If she imagined the people in the streets as monsters—
Suddenly, everything made sense.
These monsters rejected true humans.
Rejected the Cursed Children.
It all seemed disturbingly logical.
Her body stiffened slightly.
"What about him? Is he just another monster, twisted by corrupted cognition?"
She asked urgently.
Even without naming him, Haruto knew she meant Tendo Kikunojou.
However—The Saint and Kikunojou were among the few individuals with cognitive levels high enough to resist the mental corruption.
"No. He's just rotten to the core."
Haruto replied plainly.
Kikunojou's evil had nothing to do with the virus—It came from within.
At this, Kisara actually breathed a heavy sigh of relief.
If her revenge target was just another mindless monster—That would've been far too anticlimactic. Her hatred wasn't meant to be some symbolic light-vs-dark battle.
Once she relaxed, Kisara smiled brightly.
"Let's destroy the world already! Come on!"
Haruto rolled his eyes.
"I told you—it has to go through the proper procedures."
Just as the two were about to leave, a figure in the distance caught their attention.
Several men in the crowd were approaching a corner of the plaza where a young girl sat.
Her clothes were ragged, her face smudged with dirt. Her eyes were covered by a tattered white cloth.
She held up a sign, "begging for help."
In front of her was a rusted tin basin—completely empty.
She was a Cursed Child.
And right now, she had become the emotional punching bag for those enraged men.
Clink...
One of them popped the tab off a soda can—And threw it into the girl's basin. The sound of a pull-tab landing on metal was very different from that of a coin.

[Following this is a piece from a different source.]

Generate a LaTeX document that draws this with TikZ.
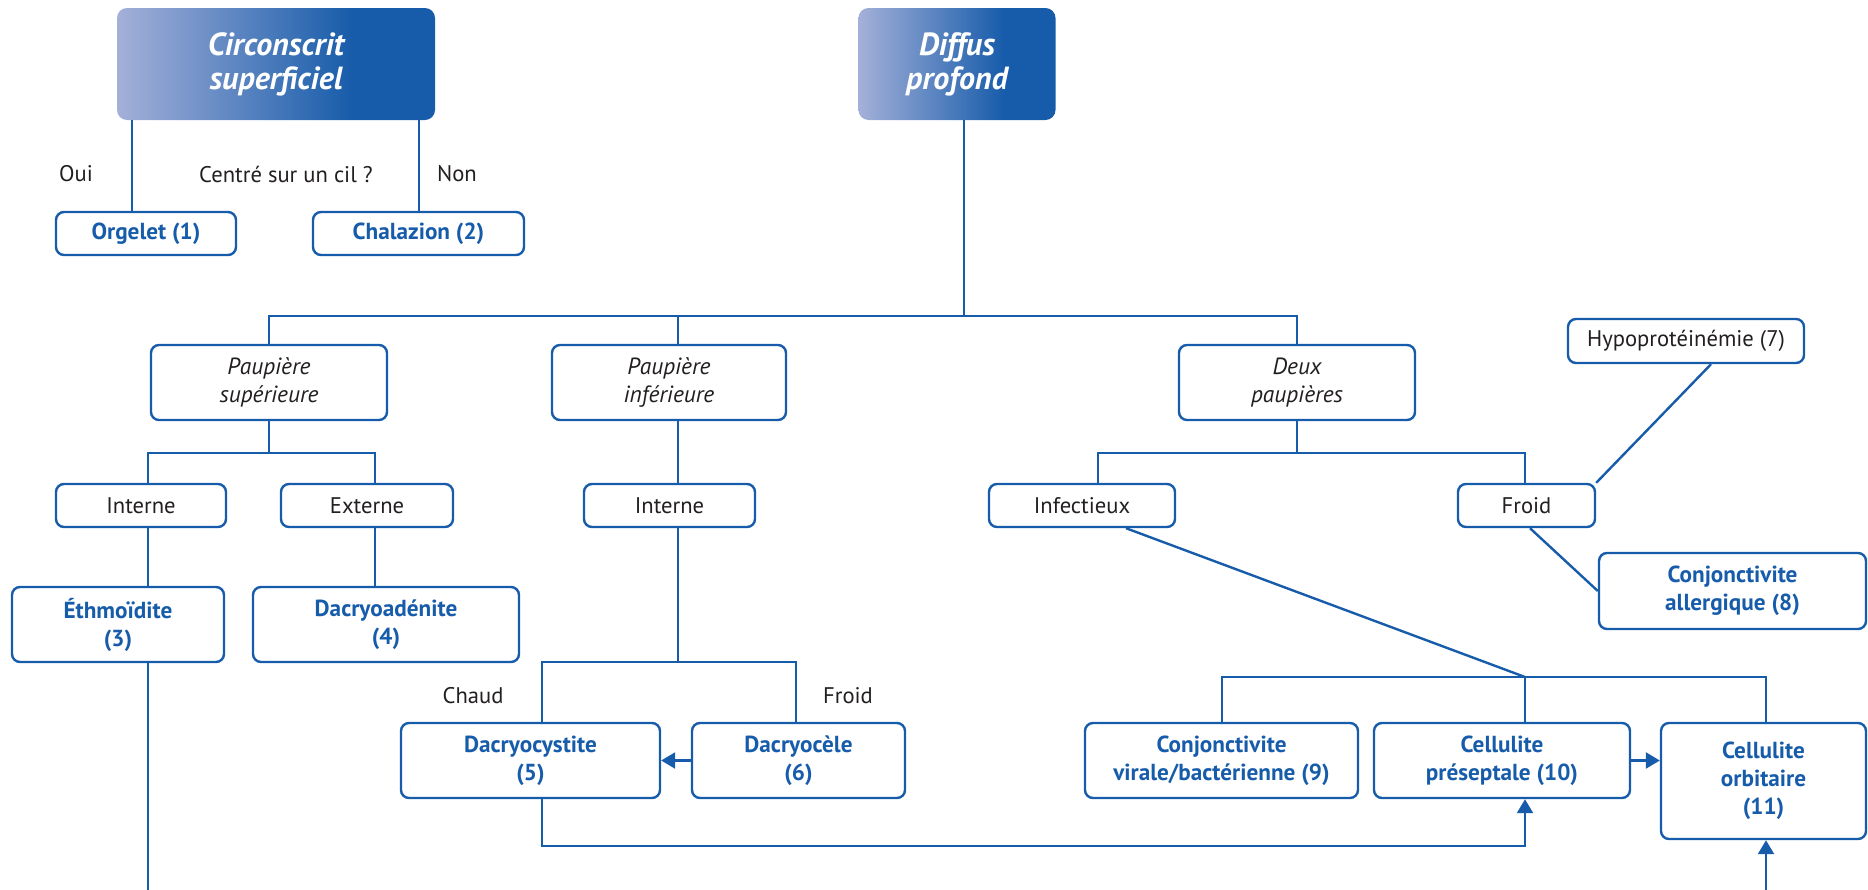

Even an ordinary person could tell the difference—
Let alone a Cursed Child.
Yet even knowing that what landed wasn't a coin but someone's pure malice, the girl still bowed gently.
"Thank you,"
She said sincerely, her voice filled with gratitude.
Seeing this, the men burst into laughter.
"Stupid blind brat! Get out of the Tokyo Area! You're just an eyesore!"
"Why are you freaks even alive? Just die already! Even the Saint has to worry about you scum!"
"This thing's just a time bomb waiting to go off! Get her outta here!"
Their foul curses poured out one after another.
The girl froze.
She hadn't expected this.
Sure, malice was a daily occurrence—But usually, if she acted meek and polite, things would pass quickly.
This time, though—it was different.
More aggressive. More vicious.
She didn't understand the new laws. Barely knew anything about the Saint. She had no idea why the world was suddenly punishing her even more.
She had done nothing.
When the girl remained still, not showing fear—
It only made the thugs angrier.
One of them suddenly raised his foot and kicked toward her—
All while screaming:
"Die, you monster!"
Though blind, the girl could hear the rush of wind.
She could've dodged it easily.
Even fought back.
But she didn't.
She simply curled up, ready to endure the blow.
If she avoided it, they'd get even more enraged—And the beating would get worse. If she fought back—She'd never survive in Tokyo again.
She had to live.
She still had a little sister to take care of.
And just as she braced herself—
CRACK!
The sound of bones snapping echoed in the plaza.
Followed by a piercing scream.
The man who had tried to kick her—His leg was bent at an unnatural angle. White bone pierced through flesh, exposed and gleaming.
Blood dripped to the ground.
"AAAAAHHHHHH!!!"
The agonized howl was shrill and unrelenting.